I have come to the conclusion that nobody in the room would ever be particularly interested in anything that I might have said in these meetings (notwithstanding that because I really have nothing to say; I don't say anything) and that masculinity is itself the root cause of the world's problems; which to be fair is backed up by several thousands of years of evidence, wars, commerce, legal systems, practically all of the media, and also practically all of the governance in the history of the world.
It was interesting that what was originally a meeting space for the various businesses in the area is now a de facto feminist space; which I suppose is fine if that's what you want to do but I am increasingly faced with the uneasy suspicion that my presence itself is problematic. I suspect that the men who have stopped coming, stopped because this doesn't really serve the purpose of being a business meeting group for them anymore.
That in itself is an onion of many layers because I was told that "men could show up and they should show up but they better shut up." So I did. I am good at shutting up. My entire working life has been with people who command higher incomes and command more power than I do. A good servant puts up and shuts up as much as possible. There's nothing so unnerving as a servant who's not serving.
I don't really know what they expect me to do at this point because after sitting quietly, am I then expected to go out and tell the men that weren't there of what was said? I already don't really like the attitude of the vast majority of business people in Mosman because I think that they are needlessly cruel to both their staff and with each other; so I don't know which business men exactly would listen to me and then come to a feminist meeting. That seems to be like a similar argument to wanting to tell racists not to be racist and expecting the people who have put up with the effects of racism to pull themselves into the air by their own bootstraps.
I find this attitude repeated across a whole bunch of issues where it is almost like people who are being oppressed by a system are expected to create their own freedom and opportunities. It is pretty obvious that society hurts women in a number of ways, but I'm also going to put forward that that same society also hurts men. It's just that we have decided that we don't care about that. Also, I should point out that I am not a men's rights activist. We have all the rights.
I think that there is an assumption that all men are either stupid and/or evil (which to be fair I think is true but for different reasons) and therefore trying to have any kind of empathy for men is simply a waste of time.

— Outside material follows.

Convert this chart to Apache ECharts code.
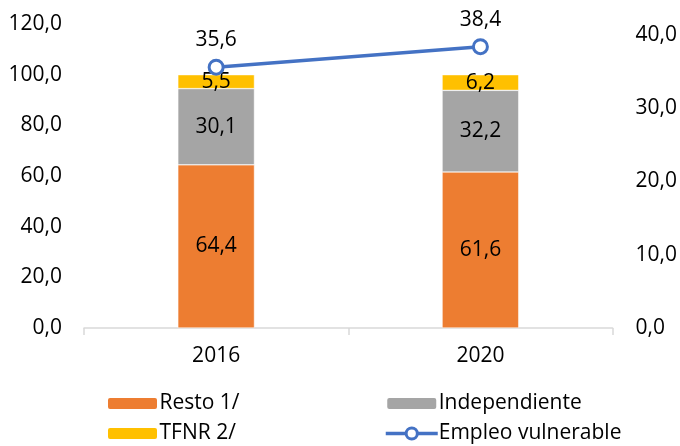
<!DOCTYPE html>
<html><head><meta charset="utf-8">
<script src="https://cdn.jsdelivr.net/npm/echarts@6/dist/echarts.min.js"></script>
<style>html,body{margin:0;padding:0;background:#fff}#c{width:680px;height:446px}</style>
</head><body><div id="c"></div>
<script>
const categories = ['2016', '2020'];
const resto = [64.4, 61.6];
const independiente = [30.1, 32.2];
const tfnr = [5.5, 6.2];
const empleoVulnerable = [35.6, 38.4];
const leftTicks = [0, 20, 40, 60, 80, 100, 120];
const rightTicks = [0, 10, 20, 30, 40];

const FONT = 'Open Sans';
const FS = 21;
const fmt = v => Number(v).toFixed(1).replace('.', ',');
const chart = echarts.init(document.getElementById('c'), null, {renderer: 'canvas'});
const barLabel = {show: true, position: 'inside', color: '#000', fontFamily: FONT, fontSize: FS, formatter: p => fmt(p.value)};
const legendText = {fontFamily: FONT, fontSize: FS, color: '#000', padding: [0, 0, 0, -4]};
const legendCommon = {top: 393, orient: 'vertical', padding: 0, height: 53, itemWidth: 52, itemHeight: 14, itemGap: 9,
  textStyle: legendText, lineStyle: {width: 3.5}, itemStyle: {borderWidth: 3}};
chart.setOption({
  animation: false,
  textStyle: {fontFamily: FONT},
  grid: {left: 84, right: 67, top: 24, bottom: 118},
  legend: [
    Object.assign({left: 105, data: ['Resto 1/', 'TFNR 2/']}, legendCommon),
    Object.assign({left: 384, data: ['Independiente', 'Empleo vulnerable']}, legendCommon)
  ],
  xAxis: {
    type: 'category', data: categories,
    axisLine: {lineStyle: {color: '#D9D9D9', width: 1.5}},
    axisTick: {show: true, length: 7, lineStyle: {color: '#D9D9D9', width: 1.5}},
    axisLabel: {color: '#000', fontFamily: FONT, fontSize: FS, margin: 18}
  },
  yAxis: [
    {type: 'value', min: leftTicks[0], max: leftTicks[leftTicks.length - 1], interval: 20,
     splitLine: {show: false}, axisLine: {show: false}, axisTick: {show: false},
     axisLabel: {color: '#000', fontFamily: FONT, fontSize: FS, margin: 22, formatter: v => fmt(v)}},
    {type: 'value', min: rightTicks[0], max: 41.5, interval: 10,
     splitLine: {show: false}, axisLine: {show: false}, axisTick: {show: false},
     axisLabel: {color: '#000', fontFamily: FONT, fontSize: FS, margin: 23, showMaxLabel: false,
       formatter: v => (rightTicks.indexOf(v) >= 0 ? fmt(v) : '')}}
  ],
  series: [
    {name: 'Resto 1/', type: 'bar', stack: 'a', data: resto, barWidth: '29%',
     itemStyle: {color: '#ED7D31', borderColor: '#fff', borderWidth: 0.5}, label: barLabel},
    {name: 'Independiente', type: 'bar', stack: 'a', data: independiente,
     itemStyle: {color: '#A5A5A5', borderColor: '#fff', borderWidth: 0.5}, label: barLabel},
    {name: 'TFNR 2/', type: 'bar', stack: 'a', data: tfnr,
     itemStyle: {color: '#FFC000', borderColor: '#fff', borderWidth: 0.5}, label: barLabel},
    {name: 'Empleo vulnerable', type: 'line', yAxisIndex: 1, data: empleoVulnerable,
     symbol: 'circle', symbolSize: 14,
     lineStyle: {color: '#4472C4', width: 3.5},
     itemStyle: {color: '#fff', borderColor: '#4472C4', borderWidth: 3},
     label: {show: true, position: 'top', distance: 8, color: '#000', fontFamily: FONT, fontSize: FS, formatter: p => fmt(p.value)}}
  ]
});
</script></body></html>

Something that piqued my attention in this meeting was when someone interrupted the lecture and said something to the effect of "We need to talk about how power structures benefit men."
After having spent the last quarter of the twentieth century dismantling both the institutions and the mechanics of the state, we have also dismantled people's expectations of what the state is capable of doing. Increasingly, we're moving towards a more individual sort of society and that places more of a burden upon the individual to look after themselves.

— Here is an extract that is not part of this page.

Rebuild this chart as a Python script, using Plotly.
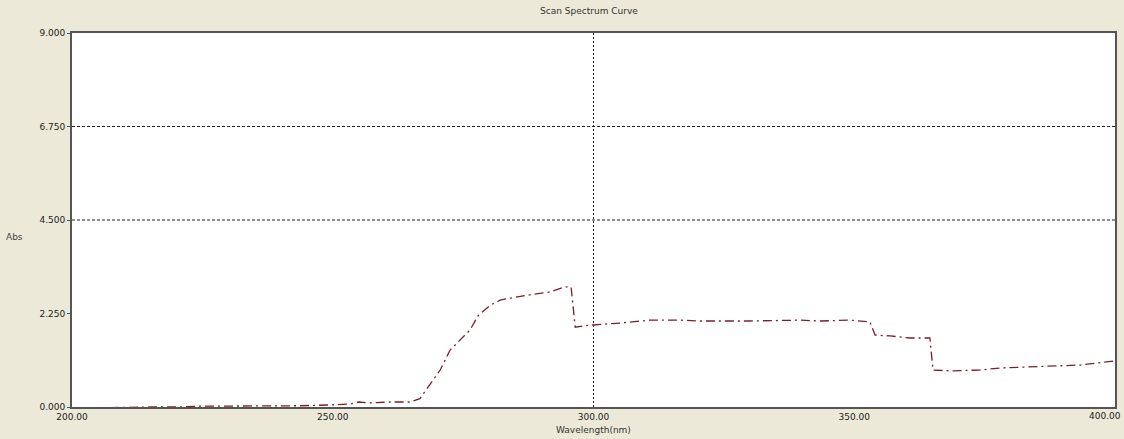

I also note that as a gender, men are generally losing their jobs at a fas lolter rate than women. If you look at those jobs which traditionally employed more men than women such as manufacturing and mining and those jobs are either being sent to other countries or at greater threat of automation, then you have to ask what that does to someone's sense of identity. I bet that if you ask men generally how they define their identity, then you'll usually find that it revolves around their job and more importantly their ability to keep dollars rolling into a bank account.
When asked specifically how I personally benefited from the power structures of society, I conceded that I benefit mostly from an implicit right to be left alone in my person and a disproportionate rate of authority might be accrued to me if I were to say anything. When it came to asking me about how much money I made, because at this point I knew that I became the acceptable token enemy, I openly admitted that I made less money than anyone else in the room; to which the reply was 'good' as though I was paying penance for some horrible crime.
I am coming to the opinion that I really do not want to be at these business meetings any more and that if I stop going, then these local business meetings will be exclusively attended by women. If that was always the intent, then fair play to them because they have won the space. If they expect to change the attitude of the men in Mosman, I wonder how effective they will be when there are no men in the group. Moreover I suspect that if I choose to not bother to show up and shut up, that I will not be particularly missed, if even noticed at all.
From that perspective, if you want to answer the question of how power structures benefit me personally. then being told to show up and shut up by a different set of people, looks for all intents and purposes identical.